The blockbuster rivalry has spanned from the amateurs (won by Whyte), to a heavyweight dust-up between them as rookies seven years ago, when Whyte almost stopped Joshua, before he was TKO-ed himself in the seventh round on a thrilling night in London’s docklands after an ill-tempered build-up.
There is still plenty of bad blood, and an intense rivalry, between them. Joshua is the golden boy looking for redemption himself after two defeats to Usyk and Whyte is the upstart and outsider always looking for a rumble in the heavyweight jungle.
‘To avenge a loss in my mind is bigger than any world title’
Joshua and Hearn have both said they want the winner of Saturday’s main event. “It’s not motivating to me to know that,” said Whyte.
“I’m just motivated to win.
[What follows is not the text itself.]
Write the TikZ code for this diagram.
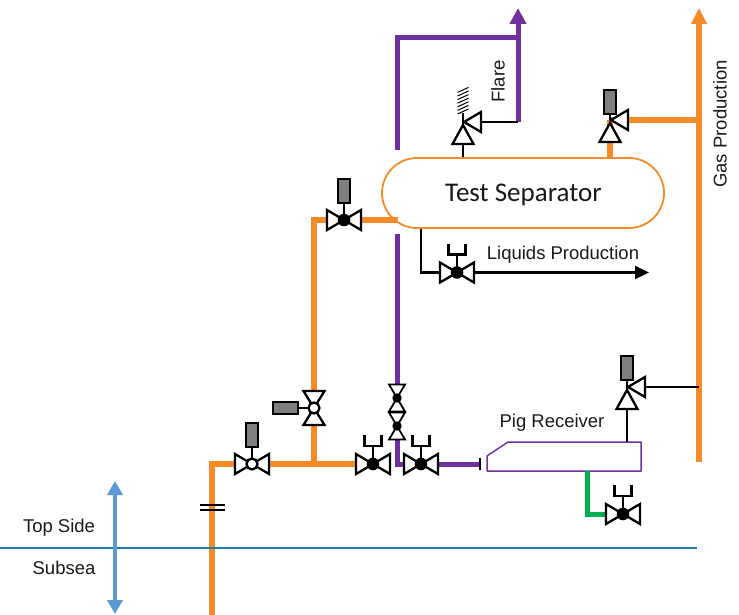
\documentclass[tikz,border=0pt]{standalone}
\usepackage{fontspec}
\setmainfont{Liberation Sans}
\newfontfamily\carlitofont{Carlito}
\usetikzlibrary{arrows.meta,shapes.misc}
\definecolor{pipeorange}{HTML}{F58A26}
\definecolor{pipepurple}{HTML}{7030A0}
\definecolor{pipegreen}{HTML}{00B050}
\definecolor{skyblue}{HTML}{5B9BD5}
\definecolor{linedeep}{HTML}{1F77B4}
\definecolor{actgrey}{HTML}{7F7F7F}
\tikzset{
  x=1pt,y=-1pt,
  blk/.style={draw=black,line width=2.3pt,line join=miter},
  tri/.style={blk,fill=white},
  orangepipe/.style={draw=pipeorange,line width=5.5pt,line join=miter},
  purplepipe/.style={draw=pipepurple,line width=5pt,line join=miter},
  greenpipe/.style={draw=pipegreen,line width=5pt,line join=miter},
  blackpipe/.style={draw=black,line width=2.2pt,line join=miter},
  act/.style={draw=black,line width=2.4pt,fill=actgrey},
  lbl/.style={inner sep=0pt,font=\fontsize{18.5}{20}\selectfont,text=black!90},
  hvalve/.pic={
    \draw[tri] (-17,-10)--(0,0)--(-17,10)--cycle;
    \draw[tri] (17,-10)--(0,0)--(17,10)--cycle;
  },
  vvalve/.pic={
    \draw[tri] (-10.5,-17)--(0,0)--(10.5,-17)--cycle;
    \draw[tri] (-10.5,17)--(0,0)--(10.5,17)--cycle;
  },
  solidball/.pic={\fill[black] (0,0) circle (6.3);},
  openball/.pic={\draw[blk,fill=white] (0,0) circle (5.5);},
  manual/.pic={
    \draw[blackpipe] (0,0)--(0,-18);
    \draw[blackpipe] (-8.5,-29)--(-8.5,-18)--(8.5,-18)--(8.5,-29);
  },
  upactuator/.pic={
    \draw[blk] (0,0)--(0,-18);
    \draw[act] (-6,-41)rectangle(6,-17);
  },
  anglevalve/.pic={
    \draw[tri] (0,3)--(-10.5,22)--(10.5,22)--cycle;
    \draw[tri] (1,0)--(18,-10)--(18,10)--cycle;
  },
}
\begin{document}
\begin{tikzpicture}
\useasboundingbox (0,0) rectangle (739,615);

% valve centres and pipe corners
\coordinate (vA) at (252,464);
\coordinate (vB) at (314,408);
\coordinate (vC) at (344,220);
\coordinate (vD) at (373,464);
\coordinate (vE) at (421,464);
\coordinate (vF) at (457,272.5);
\coordinate (vG) at (623,514);
\coordinate (dT) at (397,398);
\coordinate (dB) at (397,426);
\coordinate (rFlare) at (463,122);
\coordinate (rGas) at (610,120);
\coordinate (rPig) at (627,387);
\coordinate (feedBottom) at (212,615);
\coordinate (feedCorner) at (212,464);
\coordinate (tee) at (314,464);
\coordinate (upCorner) at (314,220);
\coordinate (sepIn) at (398,220);
\coordinate (flareTop) at (397,150);
\coordinate (flareCornerA) at (397,38);
\coordinate (flareTee) at (518,38);
\coordinate (flareTip) at (518,8);
\coordinate (flareFoot) at (518,122);
\coordinate (purpleBelow) at (397,234);
\coordinate (purpleFoot) at (397,464);
\coordinate (pigEnd) at (480,464);
\coordinate (gasBottom) at (699,462);
\coordinate (gasTip) at (699,8);
\coordinate (gasTee) at (699,120);
\coordinate (gasPig) at (699,387);
\coordinate (liqCornerTop) at (421,229);
\coordinate (liqCorner) at (421,272.5);
\coordinate (liqTip) at (649,272.5);
\coordinate (greenTop) at (587,471);
\coordinate (greenCorner) at (587,514);
\coordinate (seaL) at (0,548);
\coordinate (seaR) at (697,548);
\coordinate (armTop) at (115,481);
\coordinate (armBottom) at (115,614);
\coordinate (flgA1) at (200,505);
\coordinate (flgA2) at (225,505);
\coordinate (flgB1) at (200,510);
\coordinate (flgB2) at (225,510);

% separator
\node[rounded rectangle,rounded rectangle arc length=180,draw=pipeorange,line width=1.8pt,fill=white,
  minimum width=282pt,minimum height=70pt,inner sep=0pt,text=black!90]
  (sep) at (523,193) {};
\node[inner sep=0pt,font=\carlitofont\fontsize{27}{29}\selectfont,text=black!90] (sepLabel) at (523.5,194.5) {Test Separator};

% pipes
\draw[orangepipe] (feedBottom)--(feedCorner)--(vA);
\draw[orangepipe] (vA)--(vD);
\draw[orangepipe] (tee)--(upCorner)--(sepIn);
\draw[orangepipe] (rGas|-sep.north)--(rGas);
\draw[orangepipe] (rGas)--(gasTee);
\draw[pipeorange,line width=6pt,-{Triangle[length=16pt,width=15pt]}] (gasBottom)--(gasTip);
\draw[purplepipe] (flareTop)--(flareCornerA)--(flareTee)--(flareFoot);
\draw[pipepurple,line width=5pt,-{Triangle[length=16pt,width=16pt]}] (flareTee)--(flareTip);
\draw[purplepipe] (purpleBelow)--(purpleFoot)--(pigEnd);
\draw[blackpipe] (rFlare|-sep.north)--(rFlare);
\draw[blackpipe] (rFlare)--(flareFoot);
\draw[blackpipe] (rPig)--(gasPig);
\draw[blackpipe] (liqCornerTop)--(liqCorner)--(vF);
\draw[black,line width=2.2pt,-{Triangle[length=14pt,width=13pt]}] (vF)--(liqTip);
\draw[black,line width=2.4pt] (480,458)--(480,470);

% pig receiver
\coordinate (pigA) at (487,456);
\coordinate (pigB) at (508,442);
\coordinate (pigC) at (641,442);
\coordinate (pigD) at (641,471);
\coordinate (pigE) at (487,471);
\draw[pipepurple,line width=1.5pt,fill=white,line join=round] (pigA)--(pigB)--(pigC)--(pigD)--(pigE)--cycle;
\draw[blackpipe] (rPig)--(rPig|-pigB);
\draw[greenpipe] (greenTop)--(greenCorner)--(vG);

% flange
\draw[black,line width=1.3pt] (flgA1)--(flgA2);
\draw[black,line width=1.3pt] (flgB1)--(flgB2);

% sea level and range
\draw[linedeep,line width=1.3pt] (seaL)--(seaR);
\draw[skyblue,line width=3.5pt,{Triangle[length=14pt,width=15pt]}-{Triangle[length=14pt,width=15pt]}] (armTop)--(armBottom);

% valves
\pic at (vA) {upactuator};
\pic at (vA) {hvalve};
\pic at (vA) {openball};
\pic at (vC) {upactuator};
\pic at (vC) {hvalve};
\pic at (vC) {solidball};
\pic at (vD) {manual};
\pic at (vD) {hvalve};
\pic at (vD) {solidball};
\pic at (vE) {manual};
\pic at (vE) {hvalve};
\pic at (vE) {solidball};
\pic at (vF) {manual};
\pic at (vF) {hvalve};
\pic at (vF) {solidball};
\pic at (vG) {manual};
\pic at (vG) {hvalve};
\pic at (vG) {solidball};

% vertical actuated valve
\coordinate (actB) at (298,408);
\draw[blk] (vB)--(actB);
\draw[act] (273,402) rectangle (298,414);
\pic at (vB) {vvalve};
\pic at (vB) {openball};

% small double valves
\foreach \c in {dT,dB}{
  \draw[tri,line width=1.8pt] ([shift={(-8,-13.5)}]\c)--(\c)--([shift={(8,-13.5)}]\c)--cycle;
  \draw[tri,line width=1.8pt] ([shift={(-8,13.5)}]\c)--(\c)--([shift={(8,13.5)}]\c)--cycle;
  \fill[black] (\c) circle (4.7);
}

% angle valves
\draw[blk] (rFlare)--++(0,-9);
\foreach \i in {0,...,6}{
  \draw[black,line width=1pt] ([shift={(-5.5,-8-3.6*\i)}]rFlare)--++(11,-5);
}
\pic at (rFlare) {anglevalve};
\draw[blk] (rGas)--++(0,-8);
\draw[act] (604,90) rectangle (616,114);
\pic at (rGas) {anglevalve};
\draw[blk] (rPig)--++(0,-8);
\draw[act] (621,356) rectangle (633,380);
\pic at (rPig) {anglevalve};

% labels
\node[lbl] (lLiq) at (563,255) {Liquids Production};
\node[lbl] (lPig) at (552,422.5) {Pig Receiver};
\node[lbl] (lTop) at (59,528) {Top Side};
\node[lbl] (lSub) at (64,568) {Subsea};
\node[lbl,rotate=90] (lFlare) at (498,81.5) {Flare};
\node[lbl,rotate=90] (lGas) at (720,124) {Gas Production};
\end{tikzpicture}
\end{document}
It’s heavyweight boxing man. Never plan another fight while you’re in a heavyweight fight. In heavyweight boxing, anything can happen.
“Of course I want the Joshua fight. He’s one of the three persons I’ve lost to. I’ve avenged one already [Alexander Povetkin], I definitely want to avenge the other two [Fury/Joshua].
“Joshua is an amazing fight but for me it’s about avenging the loss more than anything else man, that’s my ambition: to avenge a loss in my mind is bigger than any world title.”
Seven years on from the first professional Whyte-Joshua fight, much, he explains, has changed: “We’ve grown a lot mentally and physically and technically we’re better. But styles makes fights.
“Last time we fought I nearly finished him and I went in there with an injury. Every time if we glove up it’s going to be a war regardless, even if we lose the next 10 fights in a row, with us we put gloves on it’s going to be a war because just it’s like we have that same energy that Muhammad Ali and Joe Frazer had…”
Then Whyte comes back to reality. “But I’m not focusing on that, let me tell you something, an undefeated heavyweight is one of the most difficult people to beat, because they don’t know what a loss is.
“No matter what level you think they are, but they have something deep in them and they don’t want to lose their ‘0’ and I believe Franklin will bring his best.”
Whyte has switched trainers to the esteemed Buddy McGirt in Los Angeles, for this contest, running the beaches in Santa Monica, training alongside the stars of The Clippers and the Lakers in the gyms there. McGirt has “added a few old school tricks” to his armoury.
Franklin, meanwhile, to spice up the ante, has been in Morecambe for a month sparring with Whyte’s nemesis Fury, ahead of the WBC heavyweight champion’s much criticised match-up with Derek Chisora at Tottenham Hotspur Stadium next weekend.
“I don’t care, l’m just willing to go anywhere a fight makes sense,” Whyte told Telegraph Sport.
“I just want to give the fans good fights, fight the best and then when I hang up the gloves and know I fought them all. But I need to deal with Jermaine Franklin first.”
Expect Whyte to overwhelm Franklin inside seven to rounds by stoppage, then, all thoughts will turn to that grudge rematch with Joshua in 2023.
Dillian Whyte versus Jermain Franklin is live on DAZN on Saturday November 26.